The subtitles are fine – yellow font, optional and they translate the few lines of dialogue in the film well. A little too well, as Denis points out in her commentary some faintly spoken dialogue that is not meant to be heard or translated.
There is an excellent commentary from Claire Denis, in English, in conversation with Kent Jones from the Film Society of Lincoln Centre. Denis is much more interesting here than in her commentary track with Agnès Godard on Trouble Every Day which was almost entirely about the camera shots. It’s to the director’s credit however that everything she explains here is entirely clear already from watching the film. There is not much more to add – it’s all there in the film. She makes one interesting comment about ‘One From The Heart’ being an influence on the film, which I can see entirely.
Filmographies are included for Denis, Lemercier and Lindon.
A good theatrical trailer, subtitled – presented at 1.85:1 letterbox.
Trailers for other Wellspring releases – Les Destinées Sentimentals, Madame Satã, Ran, Russian Ark, Under The Sand and Yi-Yi – an impressive catalogue.
Web links are provided to the official US and French Friday Night sites, some on-line interviews with the director and a link to the Wellspring homepage.

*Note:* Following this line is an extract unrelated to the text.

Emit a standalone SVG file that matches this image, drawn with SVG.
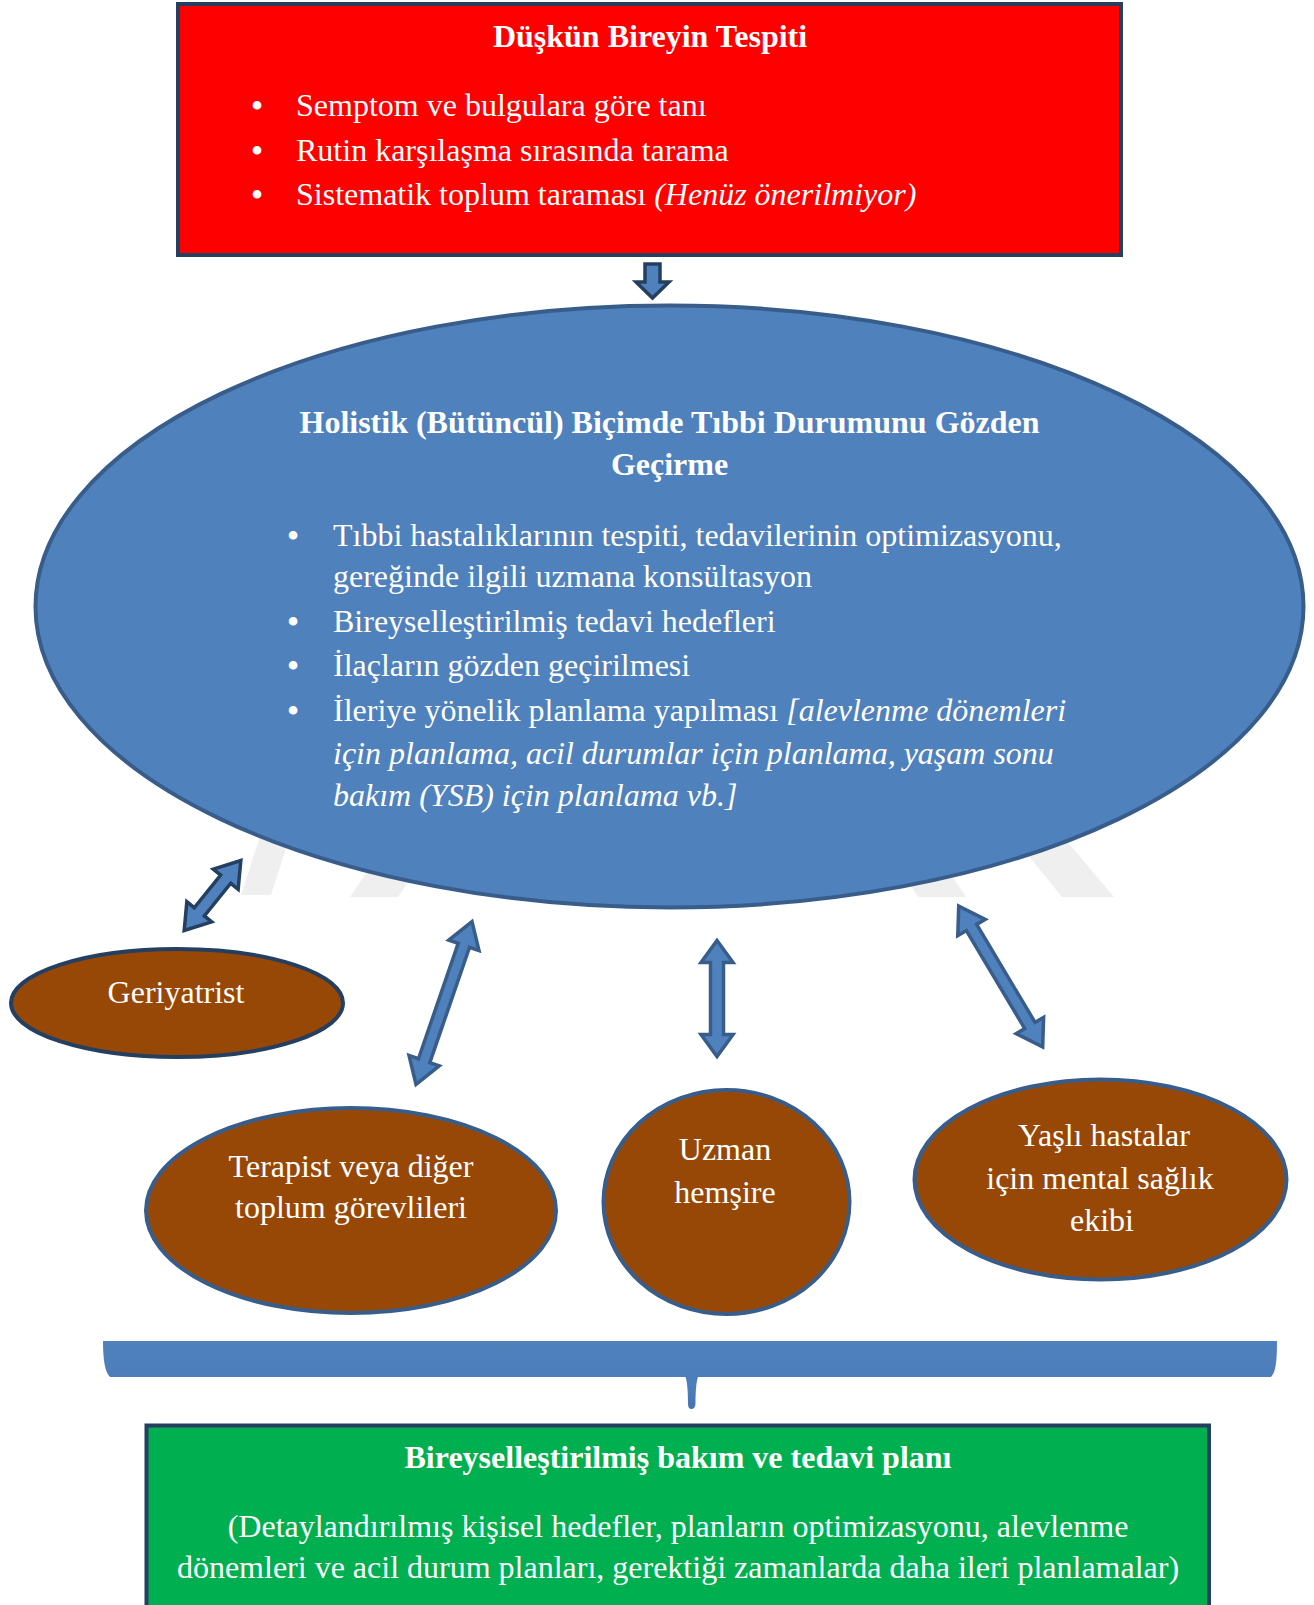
<svg xmlns="http://www.w3.org/2000/svg" width="1314" height="1605" viewBox="0 0 1314 1605">
<defs>
<style>
.t{font-family:"Liberation Serif","Times New Roman",serif;font-size:32px;fill:#ffffff}
.bs{font-size:36px;font-style:normal}
.b{font-weight:bold}
.i{font-style:italic}
.c{text-anchor:middle}
.arrowA{fill:#4f81bd;stroke:#243f60;stroke-width:3.5;stroke-linejoin:miter}
.arrowB{fill:#4f81bd;stroke:#385d8a;stroke-width:3.5;stroke-linejoin:miter}
.brown{fill:#974806;stroke:#385d8a;stroke-width:4}
.wm{fill:#efefef}
</style>
<linearGradient id="barGrad" x1="0" y1="0" x2="0" y2="1">
<stop offset="0" stop-color="#4f81bd"/>
<stop offset="0.7" stop-color="#4c7dbb"/>
<stop offset="1" stop-color="#4573b2"/>
</linearGradient>
</defs>
<rect width="1314" height="1605" fill="#ffffff"/>
<g id="watermark">
<polygon class="wm" points="241,895 271,895 292,830 262,830"/>
<polygon class="wm" points="350,897 398,897 430,850 382,850"/>
<polygon class="wm" points="918,897 966,897 935,850 887,850"/>
<polygon class="wm" points="1062,897 1114,897 1056,828 1006,828"/>
</g>
<g id="n-detect">
<rect x="178" y="4" width="943" height="251" fill="#ff0000" stroke="#243f60" stroke-width="4"/>
<text class="t b c" x="650" y="47">Düşkün Bireyin Tespiti</text>
<text class="t" y="116"><tspan class="bs" x="250.7" dy="2">•</tspan><tspan x="296" dy="-2">Semptom ve bulgulara göre tanı</tspan></text>
<text class="t" y="161"><tspan class="bs" x="250.7" dy="2">•</tspan><tspan x="296" dy="-2">Rutin karşılaşma sırasında tarama</tspan></text>
<text class="t" y="205"><tspan class="bs" x="250.7" dy="2">•</tspan><tspan x="296" dy="-2">Sistematik toplum taraması </tspan><tspan class="i">(Henüz önerilmiyor)</tspan></text>
</g>
<g id="n-holistic">
<ellipse cx="669.5" cy="606.5" rx="634" ry="301" fill="#4f81bd" stroke="#385d8a" stroke-width="4"/>
<text class="t b c" x="669.5" y="433">Holistik (Bütüncül) Biçimde Tıbbi Durumunu Gözden</text>
<text class="t b c" x="669.5" y="475">Geçirme</text>
<text class="t" y="546"><tspan class="bs" x="286.7" dy="2">•</tspan><tspan x="333" dy="-2">Tıbbi hastalıklarının tespiti, tedavilerinin optimizasyonu,</tspan></text>
<text class="t" x="333" y="587">gereğinde ilgili uzmana konsültasyon</text>
<text class="t" y="632"><tspan class="bs" x="286.7" dy="2">•</tspan><tspan x="333" dy="-2">Bireyselleştirilmiş tedavi hedefleri</tspan></text>
<text class="t" y="676"><tspan class="bs" x="286.7" dy="2">•</tspan><tspan x="333" dy="-2">İlaçların gözden geçirilmesi</tspan></text>
<text class="t" y="721"><tspan class="bs" x="286.7" dy="2">•</tspan><tspan x="333" dy="-2">İleriye yönelik planlama yapılması </tspan><tspan class="i">[alevlenme dönemleri</tspan></text>
<text class="t i" x="333" y="764">için planlama, acil durumlar için planlama, yaşam sonu</text>
<text class="t i" x="333" y="806">bakım (YSB) için planlama vb.]</text>
</g>
<g id="n-geriatrist">
<ellipse cx="177" cy="1003" rx="166" ry="54" fill="#974806" stroke="#243f60" stroke-width="4"/>
<text class="t c" x="176" y="1003">Geriyatrist</text>
</g>
<g id="n-therapist">
<ellipse cx="351" cy="1210.5" rx="205" ry="102.5" class="brown"/>
<text class="t c" x="351" y="1177">Terapist veya diğer</text>
<text class="t c" x="351" y="1218">toplum görevlileri</text>
</g>
<g id="n-nurse">
<ellipse cx="726.5" cy="1202" rx="123" ry="112" class="brown"/>
<text class="t c" x="725" y="1160">Uzman</text>
<text class="t c" x="725" y="1203">hemşire</text>
</g>
<g id="n-mental">
<ellipse cx="1100.5" cy="1179.5" rx="186" ry="100" class="brown"/>
<text class="t c" x="1104" y="1146">Yaşlı hastalar</text>
<text class="t c" x="1100" y="1189">için mental sağlık</text>
<text class="t c" x="1102" y="1231">ekibi</text>
</g>
<g id="bracket">
<path d="M103,1341 H1277 C1277,1360 1276,1372 1271,1377 H698 C696,1382 695.5,1395 695.5,1404 Q695,1409 691.5,1409 Q688,1409 688,1404 C688,1395 687.5,1382 685.5,1377 H110 C105,1372 103,1360 103,1341 Z" fill="url(#barGrad)"/>
</g>
<g id="n-plan">
<rect x="146.5" y="1425.5" width="1062.5" height="186" fill="#00b050" stroke="#243f60" stroke-width="4"/>
<text class="t b c" x="678" y="1468">Bireyselleştirilmiş bakım ve tedavi planı</text>
<text class="t c" x="678" y="1537">(Detaylandırılmış kişisel hedefler, planların optimizasyonu, alevlenme</text>
<text class="t c" x="678" y="1578">dönemleri ve acil durum planları, gerektiği zamanlarda daha ileri planlamalar)</text>
</g>
<g id="connectors">
<path class="arrowA" d="M645,264 L660,264 L660,282 L669,282 L652.5,298 L636,282 L645,282 Z"/>
<g transform="translate(212.5,895.5) rotate(-51)">
<path class="arrowA" d="M-45,0 L-21,-16 L-21,-6.5 L21,-6.5 L21,-16 L45,0 L21,16 L21,6.5 L-21,6.5 L-21,16 Z"/>
</g>
<g transform="translate(444,1003) rotate(-71)">
<path class="arrowB" d="M-86,0 L-61,-16 L-61,-6 L61,-6 L61,-16 L86,0 L61,16 L61,6 L-61,6 L-61,16 Z"/>
</g>
<g transform="translate(717,998.5) rotate(90)">
<path class="arrowB" d="M-58,0 L-36,-16 L-36,-6.5 L36,-6.5 L36,-16 L58,0 L36,16 L36,6.5 L-36,6.5 L-36,16 Z"/>
</g>
<g transform="translate(1000.7,976.5) rotate(59.2)">
<path class="arrowB" d="M-82,0 L-57,-16 L-57,-6 L57,-6 L57,-16 L82,0 L57,16 L57,6 L-57,6 L-57,16 Z"/>
</g>
</g>
</svg>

Friday Night might seem slight and inconsequential and therefore not appeal to everyone, but I think it achieves brilliantly what it sets out to do – to capture the everyday magic of attraction and all the moods, emotions and impressions that go along with it. While we have been waiting for a French DVD release for Vendredi Soir, Wellspring have come along with strong Region-free release which captures the qualities of the film and includes an excellent director’s commentary in English, so this United States release has to be recommended.